Ainda não acabou?

Ainda não acabou?

Pergunta – Quando não observamos mais o início e o fim do ciclo, significa que não estamos mais gerando carma?
Monge Genshô – Não. Enquanto você estiver agindo no mundo vai gerar carma. Suas ações intencionais irão gerar carma.
Pergunta – Nesse caso ainda existe um “eu’.
Monge Genshô – Enquanto você vive no mundo precisa de um “eu”. Eu preciso do “eu” para conversar com vocês e operar no mundo. Porém ele tem a solidez de uma máscara, que usamos pra agir no mundo. O problema é a pessoa identificar-se com a máscara. Quando perguntado sobre quem nós somos, damos as respostas que correspondem com as nossas características e que correspondem na verdade com características da máscara. Nos confundimos com o rosto no espelho, com as roupas, hábitos e identidades sociais de médico, engenheiros etc. Conforme a pessoa vai pendurando coisas no cabide da máscara, vai acreditando ser realmente aquele ser. Mas não é, isso que ela pensa ser é tão sólido quanto uma máscara.
A pessoa que tem alzheimer, por exemplo, com o tempo se olha no espelho e não mais se identifica. Mas onde está o “eu” então? O “eu” vai se dissolvendo quando as características e memórias que você identifica como sendo o “eu” começam a ficar enfraquecidas quando não lembradas. O monge deve ter sempre a morte frente à seus olhos e isso acontece também no catolicismo. Estive uma vez num mosteiro beneditino e na capela andávamos em um corredor sobre as lápides dos monges que já haviam morrido. Temos que nos olhar no espelho e apreciar o trabalho da morte em nossa face, o envelhecimento. Isso dá muito sentido à vida, embora algumas pessoas possam pensar que isso seja horrível.

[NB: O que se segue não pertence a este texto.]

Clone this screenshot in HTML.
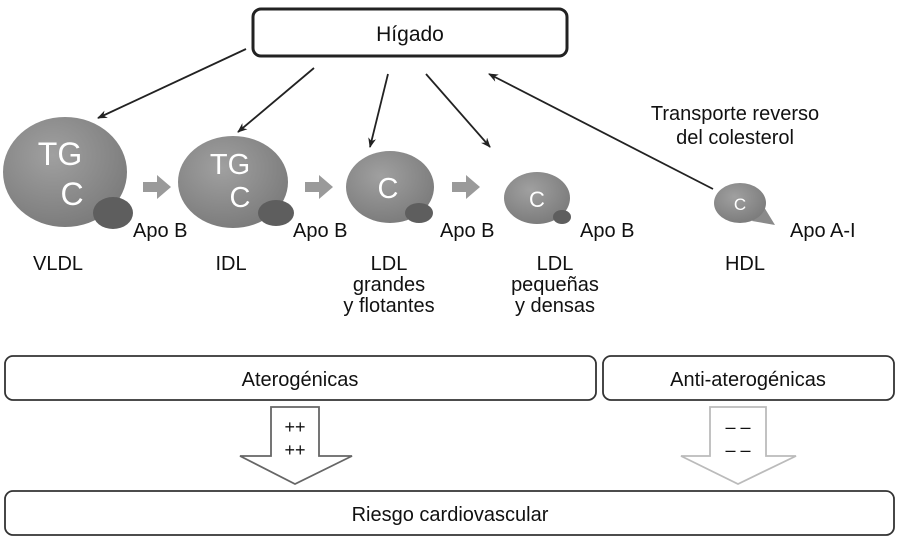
<!DOCTYPE html>
<html><head><meta charset="utf-8"><style>
html,body{margin:0;padding:0;background:#fff}
svg{display:block}
text{font-family:"Liberation Sans",sans-serif;fill:#111}
</style></head><body>
<svg width="900" height="542" viewBox="0 0 900 542">
<defs>
<marker id="ah" markerWidth="10" markerHeight="8" refX="9" refY="4" orient="auto" markerUnits="userSpaceOnUse">
<path d="M0,0 L10,4 L0,8 L3,4 Z" fill="#222"/></marker>
<radialGradient id="g1" cx="40%" cy="35%" r="70%"><stop offset="0" stop-color="#a0a0a0"/><stop offset="1" stop-color="#7a7a7a"/></radialGradient>
</defs>
<rect x="253" y="9" width="314" height="47" rx="8" fill="#fff" stroke="#222" stroke-width="3"/>
<text x="410" y="41" font-size="21" text-anchor="middle">Hígado</text>
<g stroke="#222" stroke-width="1.8" fill="none" marker-end="url(#ah)">
<line x1="246" y1="49" x2="98" y2="118"/>
<line x1="314" y1="68" x2="238" y2="132"/>
<line x1="388" y1="74" x2="370" y2="147"/>
<line x1="426" y1="74" x2="490" y2="147"/>
<line x1="713" y1="189" x2="489" y2="74"/>
</g>
<text x="735" y="120" font-size="20" text-anchor="middle">Transporte reverso</text>
<text x="735" y="144" font-size="20" text-anchor="middle">del colesterol</text>
<!-- particles -->
<ellipse cx="65" cy="172" rx="62" ry="55" fill="url(#g1)"/>
<ellipse cx="113" cy="213" rx="20" ry="16" fill="#5e5e5e"/>
<text x="60" y="165" font-size="32" fill="#fff" style="fill:#fff" text-anchor="middle">TG</text>
<text x="72" y="205" font-size="32" style="fill:#fff" text-anchor="middle">C</text>
<ellipse cx="233" cy="182" rx="55" ry="46" fill="url(#g1)"/>
<ellipse cx="276" cy="213" rx="18" ry="13" fill="#5e5e5e"/>
<text x="230" y="174" font-size="29" style="fill:#fff" text-anchor="middle">TG</text>
<text x="240" y="207" font-size="29" style="fill:#fff" text-anchor="middle">C</text>
<ellipse cx="390" cy="187" rx="44" ry="36" fill="url(#g1)"/>
<ellipse cx="419" cy="213" rx="14" ry="10" fill="#5e5e5e"/>
<text x="388" y="198" font-size="29" style="fill:#fff" text-anchor="middle">C</text>
<ellipse cx="537" cy="198" rx="33" ry="26" fill="url(#g1)"/>
<ellipse cx="562" cy="217" rx="9" ry="7" fill="#5e5e5e"/>
<text x="537" y="207" font-size="22" style="fill:#fff" text-anchor="middle">C</text>
<path d="M752,221 L775,225 L764,207 Z" fill="#8a8a8a"/>
<ellipse cx="740" cy="203" rx="26" ry="20" fill="url(#g1)"/>
<text x="740" y="210" font-size="17" style="fill:#fff" text-anchor="middle">C</text>
<!-- grey arrows -->
<g fill="#9a9a9a">
<path d="M143,182 h14 v-7 l14,12 l-14,12 v-7 h-14 z"/>
<path d="M305,182 h14 v-7 l14,12 l-14,12 v-7 h-14 z"/>
<path d="M452,182 h14 v-7 l14,12 l-14,12 v-7 h-14 z"/>
</g>
<g font-size="20">
<text x="133" y="237">Apo B</text>
<text x="293" y="237">Apo B</text>
<text x="440" y="237">Apo B</text>
<text x="580" y="237">Apo B</text>
<text x="790" y="237">Apo A-I</text>
<text x="58" y="270" text-anchor="middle">VLDL</text>
<text x="231" y="270" text-anchor="middle">IDL</text>
<text x="389" y="270" text-anchor="middle">LDL</text>
<text x="389" y="291" text-anchor="middle">grandes</text>
<text x="389" y="312" text-anchor="middle">y flotantes</text>
<text x="555" y="270" text-anchor="middle">LDL</text>
<text x="555" y="291" text-anchor="middle">pequeñas</text>
<text x="555" y="312" text-anchor="middle">y densas</text>
<text x="745" y="270" text-anchor="middle">HDL</text>
</g>
<rect x="5" y="356" width="591" height="44" rx="8" fill="#fff" stroke="#333" stroke-width="1.8"/>
<text x="300" y="386" font-size="20" text-anchor="middle">Aterogénicas</text>
<rect x="603" y="356" width="291" height="44" rx="8" fill="#fff" stroke="#333" stroke-width="1.8"/>
<text x="748" y="386" font-size="20" text-anchor="middle">Anti-aterogénicas</text>
<path d="M271,407 H319 V456 H352 L295,484 L240,456 H271 Z" fill="#fff" stroke="#666" stroke-width="1.8"/>
<text x="295" y="433" font-size="18" text-anchor="middle">++</text>
<text x="295" y="456" font-size="18" text-anchor="middle">++</text>
<path d="M710,407 H766 V456 H796 L738,484 L681,456 H710 Z" fill="#fff" stroke="#bbb" stroke-width="1.8"/>
<text x="738" y="433" font-size="18" text-anchor="middle">– –</text>
<text x="738" y="456" font-size="18" text-anchor="middle">– –</text>
<rect x="5" y="491" width="889" height="44" rx="8" fill="#fff" stroke="#333" stroke-width="1.8"/>
<text x="450" y="521" font-size="20" text-anchor="middle">Riesgo cardiovascular</text>
</svg>
</body></html>
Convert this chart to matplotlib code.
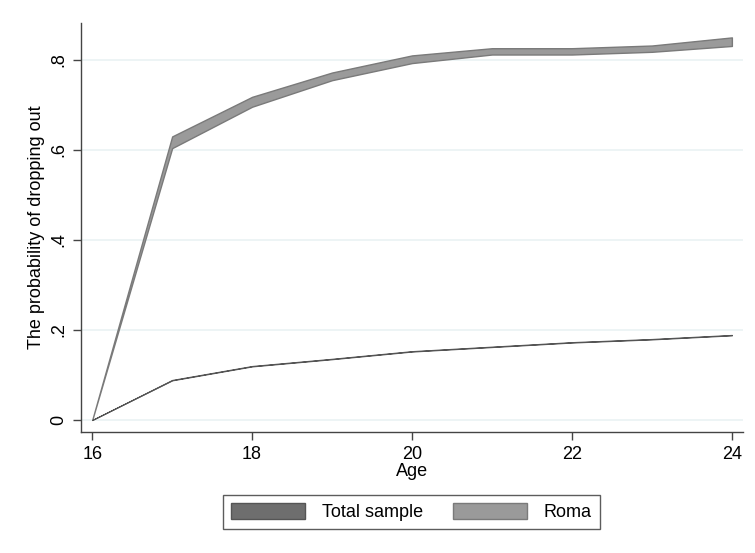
import matplotlib
matplotlib.use("Agg")
import matplotlib.pyplot as plt
from matplotlib.patches import Patch

plt.rcParams["font.family"] = ["Liberation Sans", "DejaVu Sans"]

age = [16, 17, 18, 19, 20, 21, 22, 23, 24]

# Total sample: narrow confidence band
total_lo = [0.0, 0.088, 0.119, 0.135, 0.152, 0.162, 0.172, 0.179, 0.188]
total_hi = [0.0, 0.089, 0.120, 0.136, 0.153, 0.163, 0.173, 0.180, 0.189]

# Roma subsample
roma_lo = [0.0, 0.604, 0.696, 0.755, 0.793, 0.812, 0.812, 0.818, 0.831]
roma_hi = [0.0, 0.630, 0.718, 0.772, 0.810, 0.826, 0.826, 0.832, 0.850]

yticks = [0, 0.2, 0.4, 0.6, 0.8]
ytick_labels = ["0", ".2", ".4", ".6", ".8"]
xticks = [16, 18, 20, 22, 24]

c_total, e_total = "#6e6e6e", "#555555"
c_roma, e_roma = "#9a9a9a", "#7a7a7a"

fig = plt.figure(figsize=(7.55, 5.53), dpi=100)
ax = fig.add_axes([0.1073, 0.2188, 0.8769, 0.7396])

ax.fill_between(age, roma_lo, roma_hi, facecolor=c_roma, edgecolor=e_roma, linewidth=1.0)
ax.fill_between(age, total_lo, total_hi, facecolor=c_total, edgecolor=e_total, linewidth=0.8)

ax.set_xlim(15.86, 24.14)
ax.set_ylim(-0.0267, 0.882)
ax.set_xticks(xticks)
ax.set_yticks(yticks)
ax.set_yticklabels(ytick_labels, rotation=90, va="center")
ax.grid(axis="y", color="#eaf2f3", linewidth=1.2)
ax.set_axisbelow(True)

for side in ["top", "right"]:
    ax.spines[side].set_visible(False)
for side in ["left", "bottom"]:
    ax.spines[side].set_color("#444444")
    ax.spines[side].set_linewidth(1.0)
ax.tick_params(direction="out", length=6, width=1, color="#444444", labelsize=13, pad=4)

ax.set_xlabel("Age", fontsize=13, labelpad=0)
ax.set_ylabel("The probability of dropping out", fontsize=13, labelpad=4)

handles = [
    Patch(facecolor=c_total, edgecolor=e_total, label="Total sample"),
    Patch(facecolor=c_roma, edgecolor=e_roma, label="Roma"),
]
leg = fig.legend(handles=handles, loc="center", bbox_to_anchor=(411.5 / 755, 1 - 512 / 553),
                 ncol=2, fontsize=13, frameon=True, fancybox=False, handlelength=4.1,
                 handleheight=1.0, columnspacing=1.7, borderpad=0.45, handletextpad=0.9)
leg.get_frame().set_edgecolor("#333333")
leg.get_frame().set_linewidth(1.0)

fig.savefig("out.png", dpi=100)
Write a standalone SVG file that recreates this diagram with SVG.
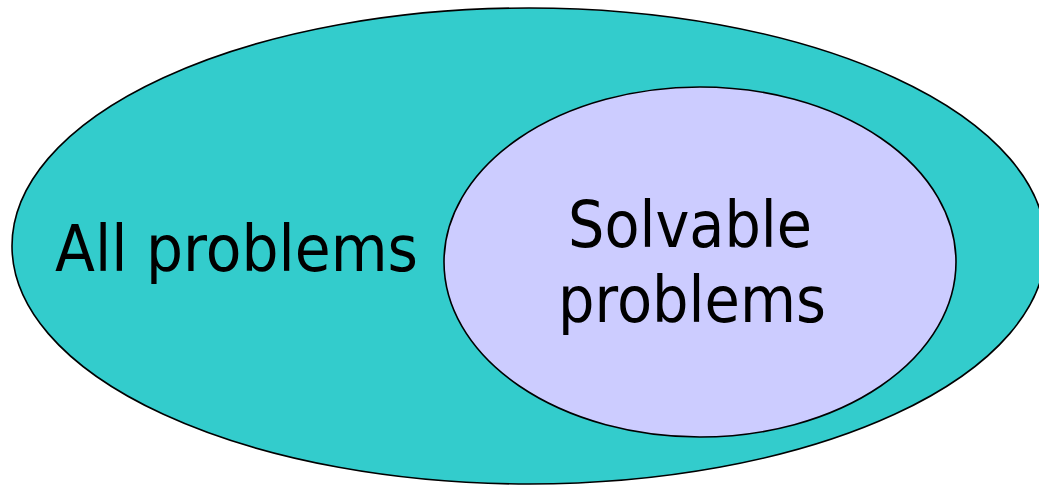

Se é assim, cada dia é precioso e como você irá viver esse dia de hoje? Se por acaso você descobrisse que teria apenas noventa dias de vida, como viveria o dia de hoje? Isso daria sentido à sua vida. O que é importante? Alguém chega até você querendo discutir sobre cinquenta centímetros de terreno que ele julga ser dele, o que você faz? Pode ficar, você pensa, estou morrendo em noventa dias. É comum em algumas iniciações a pessoa escrever seu testamento. Agora, neste momento, o que você vai deixar? Isso é muito importante, saber como viver tem a ver com olhar a finitude. Você poderá rir, pois as coisas que parecem importantes para os outros, para você não é mais. Tive um amigo que foi um dos meus primeiros professores budistas que teve um infarto e sabia que em breve morreria. O que ele fez? Começou a escrever poemas e dava para as pessoas que encontrava na rua. Ele estava se despedindo.
Certo dia estávamos conversando sobre logo depois do infarto e ele disse que quando acordou no hospital pensou: “Ué, ainda não acabou?!”, perguntei então sobre como ele se sentia e ele disse: “Sem nenhuma ilusão”. Isso é maravilhoso. Os mestres sempre dizem, “aproveitem suas vidas”.